_Objective_
Starting with the first line below, extract each line through the one that contains "ax = fig.add_axes([1215", inclusive, excluding pictures.

══ Data lines ══

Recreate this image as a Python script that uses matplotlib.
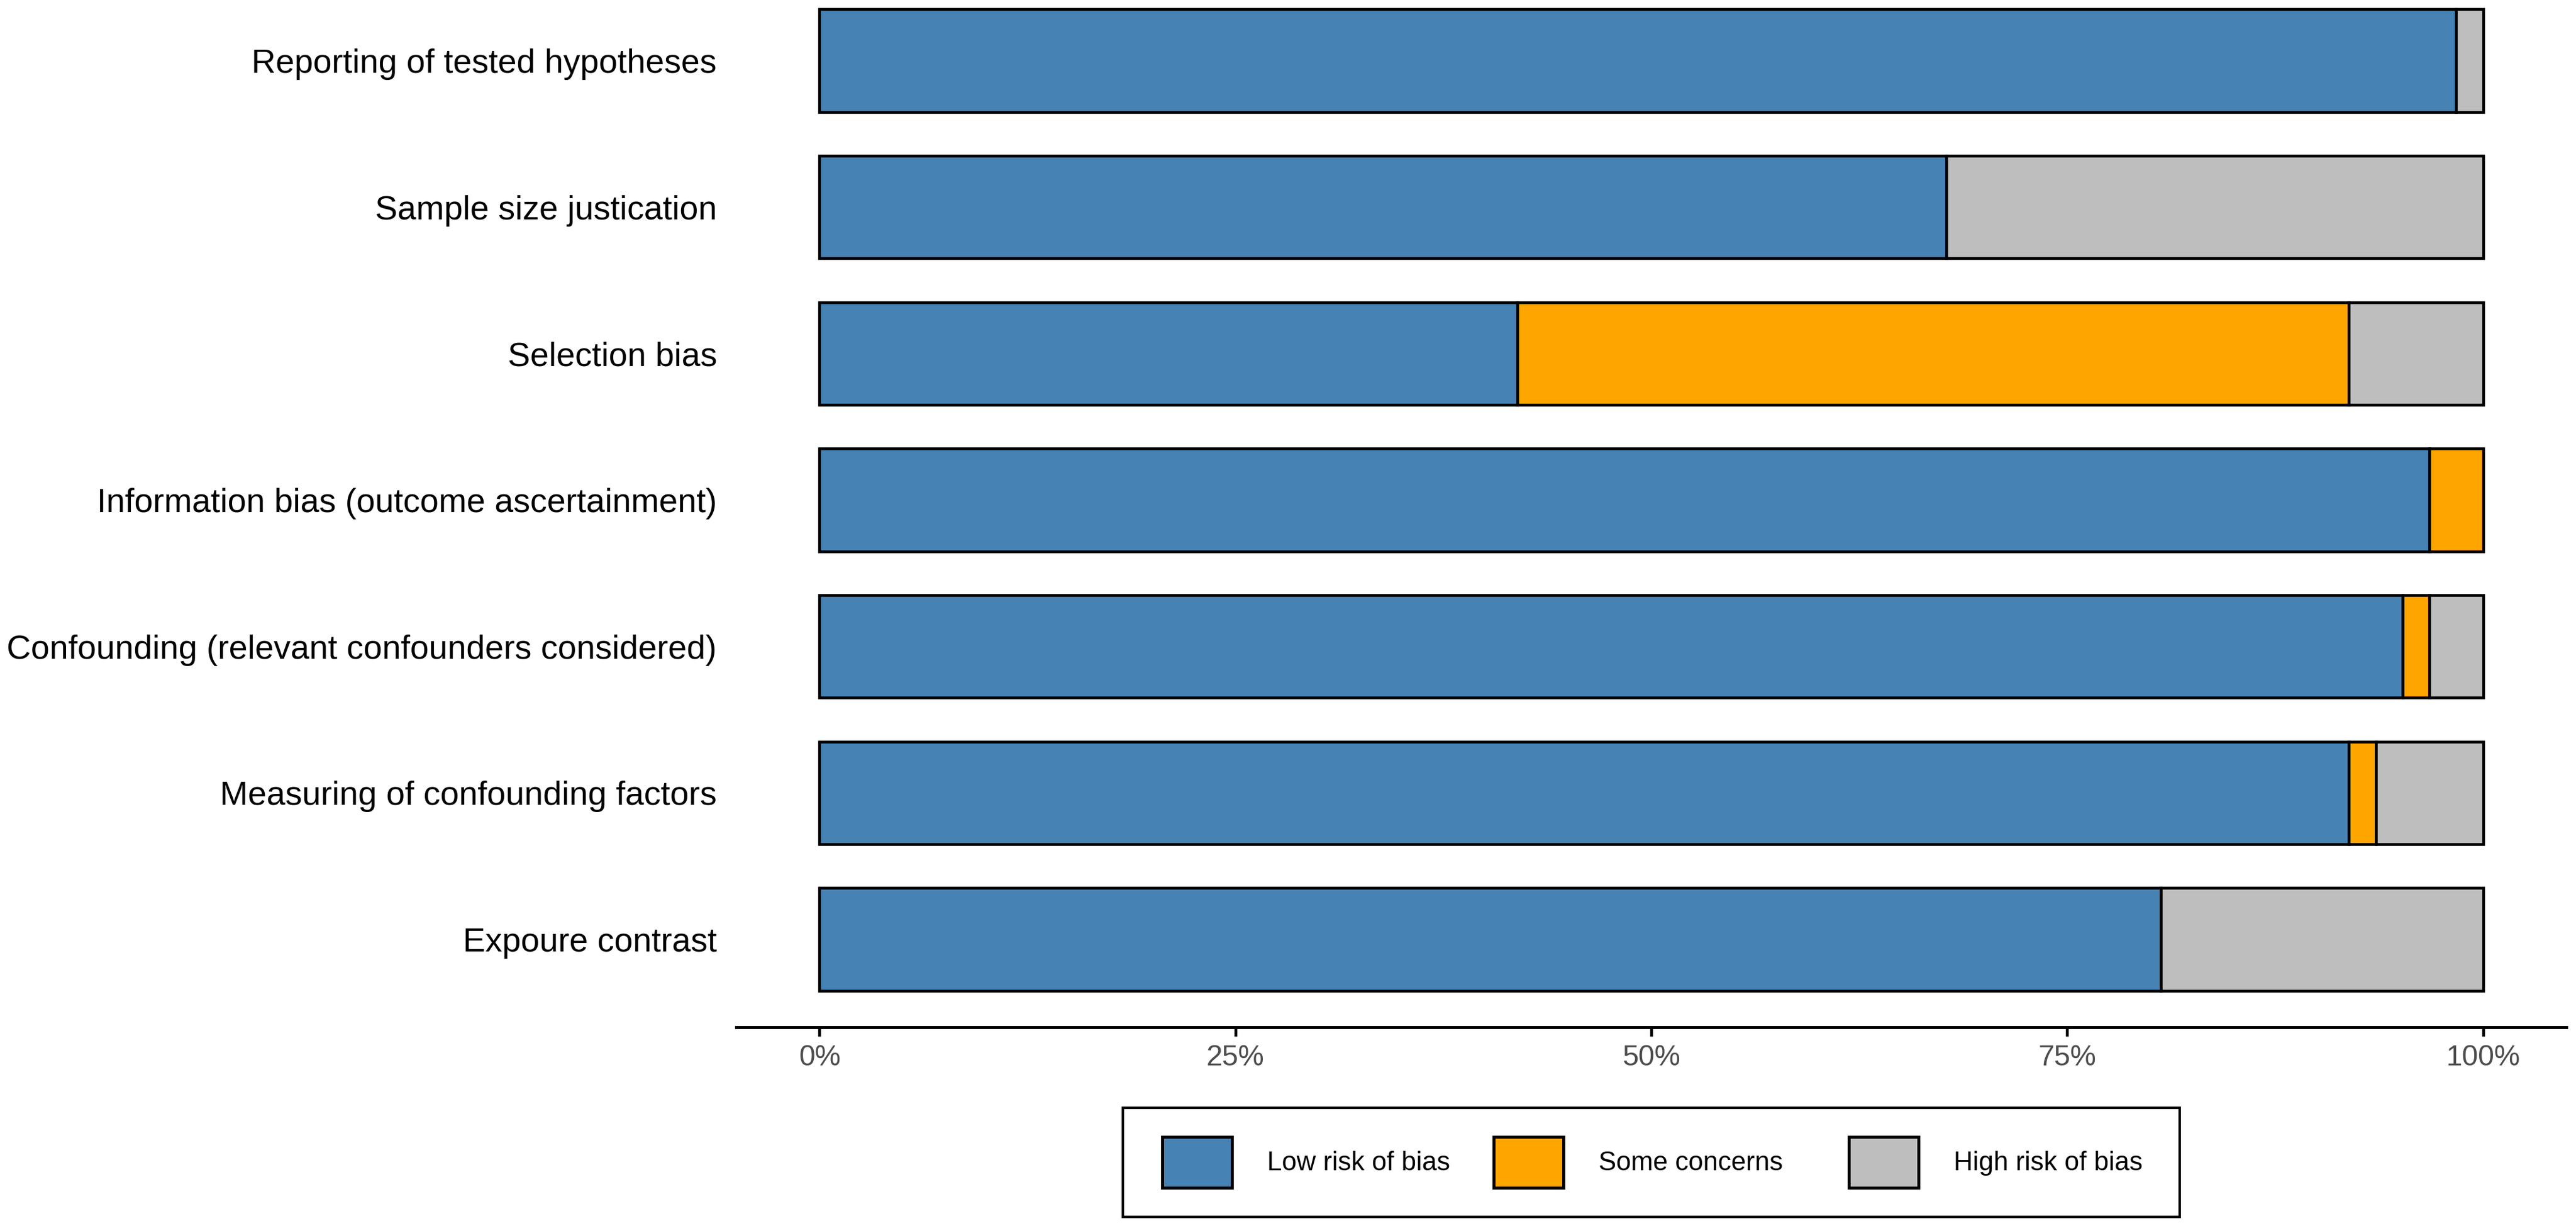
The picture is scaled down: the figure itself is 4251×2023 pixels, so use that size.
import matplotlib
matplotlib.use("Agg")
import matplotlib.pyplot as plt
from matplotlib.patches import Patch, Rectangle
import numpy as np

plt.rcParams['font.family'] = ['Liberation Sans', 'DejaVu Sans']

# ---- data (counts out of 62 studies) ----
domains = [
    "Reporting of tested hypotheses",
    "Sample size justication",
    "Selection bias",
    "Information bias (outcome ascertainment)",
    "Confounding (relevant confounders considered)",
    "Measuring of confounding factors",
    "Expoure contrast",
]
low_risk = [61, 42, 26, 60, 59, 57, 50]
some_concerns = [0, 0, 31, 2, 1, 1, 0]
high_risk = [1, 20, 5, 0, 2, 4, 12]
series_names = ["Low risk of bias", "Some concerns", "High risk of bias"]
series_colors = ["#4682B4", "#FFA500", "#BEBEBE"]
xtick_values = [0, 0.25, 0.5, 0.75, 1.0]
xtick_labels = ["0%", "25%", "50%", "75%", "100%"]

W, H, DPI = 4251, 2023, 300
fig = plt.figure(figsize=(W / DPI, H / DPI), dpi=DPI)
ax = fig.add_axes([1215 / W, 1 - 1695 / H, (4235 - 1215) / W, 1695 / H])

n = len(domains)
ypos = np.arange(n, 0, -1)  # top domain at highest position
data = np.array([low_risk, some_concerns, high_risk], dtype=float)
totals = data.sum(axis=0)
props = data / totals

left = np.zeros(n)
for k in range(3):
    for i in range(n):
        if props[k, i] > 0:
            ax.barh(ypos[i], props[k, i], left=left[i], height=0.7,
                    color=series_colors[k], edgecolor="black", linewidth=1.1,
                    zorder=2)
    left += props[k]

ax.set_xlim(-0.05, 1.05)
ax.set_ylim(0.4, n + 100 / 241.8)

ax.set_yticks(ypos)
ax.set_yticklabels(domains, fontsize=13.3, color="black")
ax.tick_params(axis="y", length=0, pad=7.7)

ax.set_xticks(xtick_values)
ax.set_xticklabels(xtick_labels, fontsize=11.5, color="#4D4D4D")
ax.tick_params(axis="x", length=3.6, width=1.1, pad=3, color="black")

for s in ["top", "right", "left"]:
    ax.spines[s].set_visible(False)
ax.spines["bottom"].set_linewidth(1.2)

# ---- legend ----
fs = 10.5
fs_px = fs * DPI / 72
patch_lefts = [1918, 2465, 3051]
for name, col, px in zip(series_names, series_colors, patch_lefts):
    h = Patch(facecolor=col, edgecolor="black", linewidth=1.2)
    fig.legend([h], [name], loc="center left",
               bbox_to_anchor=(px / W, 1 - 1918 / H),
               frameon=False, borderpad=0, borderaxespad=0,
               fontsize=fs, handlelength=115 / fs_px, handleheight=114 / fs_px,
               handletextpad=58 / fs_px)

frame = Rectangle((1853 / W, 1 - 2008 / H), (3597 - 1853) / W, (2008 - 1828) / H,
                  transform=fig.transFigure, facecolor="none",
                  edgecolor="black", linewidth=1.0)
fig.patches.append(frame)

fig.savefig("out.png", dpi=DPI, facecolor="white")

═══

_Answer to this problem_
Recreate this image as a Python script that uses matplotlib.
The picture is scaled down: the figure itself is 4251×2023 pixels, so use that size.
import matplotlib
matplotlib.use("Agg")
import matplotlib.pyplot as plt
from matplotlib.patches import Patch, Rectangle
import numpy as np

plt.rcParams['font.family'] = ['Liberation Sans', 'DejaVu Sans']

# ---- data (counts out of 62 studies) ----
domains = [
    "Reporting of tested hypotheses",
    "Sample size justication",
    "Selection bias",
    "Information bias (outcome ascertainment)",
    "Confounding (relevant confounders considered)",
    "Measuring of confounding factors",
    "Expoure contrast",
]
low_risk = [61, 42, 26, 60, 59, 57, 50]
some_concerns = [0, 0, 31, 2, 1, 1, 0]
high_risk = [1, 20, 5, 0, 2, 4, 12]
series_names = ["Low risk of bias", "Some concerns", "High risk of bias"]
series_colors = ["#4682B4", "#FFA500", "#BEBEBE"]
xtick_values = [0, 0.25, 0.5, 0.75, 1.0]
xtick_labels = ["0%", "25%", "50%", "75%", "100%"]

W, H, DPI = 4251, 2023, 300
fig = plt.figure(figsize=(W / DPI, H / DPI), dpi=DPI)
ax = fig.add_axes([1215 / W, 1 - 1695 / H, (4235 - 1215) / W, 1695 / H])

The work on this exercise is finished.